The Narrow Margin was shot in only 13 days. The only scene filmed near a train was the arrival scene in the movie. The rest of the movie was filmed on a set. Fleischer used a hand held camera to film the actors going from one compartment of the train into another one, which was a unique idea at the time. The train set was nailed to the floor and Fleischer’s use of the hand held camera made the train appear to move with a rocking motion. The Narrow Margin was filmed in 1950 but not released until 1952. Howard Hughes, then owner of RKO Pictures, had a copy of the film sent to him to view in his private screening room. Hughes thought the movie had a lot of potential and considered making it into a higher class film by editing and even reshooting some of the scenes. Hughes kept the film for a year.
Star Charles McGraw was known for portraying hard-boiled law officers or military leaders in films like Fleischer's Armored Car Robbery (1950). He played the naval commander in The Bridges of Toko-Ri with William Holden. His most famous role may be as the gladiator trainer in Spartacus (1960).

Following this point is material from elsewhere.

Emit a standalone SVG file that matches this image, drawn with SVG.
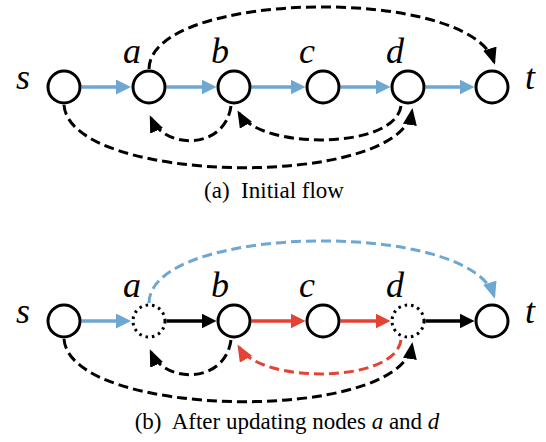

He died in a freaky accident at the age of 66 in 1980. He slipped and fell through a glass shower door in his own home.
Marie Windsor, who trained as a stage actress, plays Mrs. Neall. She starred in mostly "B" films, with her most most well-known being the manipulative wife in Stanley Kubrick's The Killing (1956). Jacqueline White, who portrays Ann Sinclair, only made 25 films. This is her most famous "B" picture. However, she did make one "A" picture movie called Crossfire (1947), directed by film noir veteran Edward Dymtryk.
Director Richard Fleischer is the son of the famous animator and producer, Max Fleischer. Richard began his film career directing animated shorts produced by his father such as Popeye and Superman. Walt Disney, who was once his father’s rival as a cartoon producer, asked Richard to direct 20,000 Leagues Under the Sea (which was written by The Narrow Margin's screenwriter Earl Felton). Fleischer won an Oscar in 1948 for a documentary entitled Design for Death which he co-wrote with Theodor Geisel who later became better known as Dr. Seuss. Later in his career, Fleischer directed many different kinds of films such as the action movie Mr. Majestyk (1974) starring one of my favorite actors, Charles Bronson and The Vikings (1958). Then he turned his talents to making movies about famous serial killers such as: Compulsion (1959), The Boston Strangler (1968) and 10 Rillington Place (1971). He also helmed one of my favorite “guilty pleasure” films, Conan the Destroyer with Arnold Schwarzenegger (1984). Other notable movies he directed were Barabbas (1961), Fantastic Voyage (1966) and Dr. Dolittle (1967).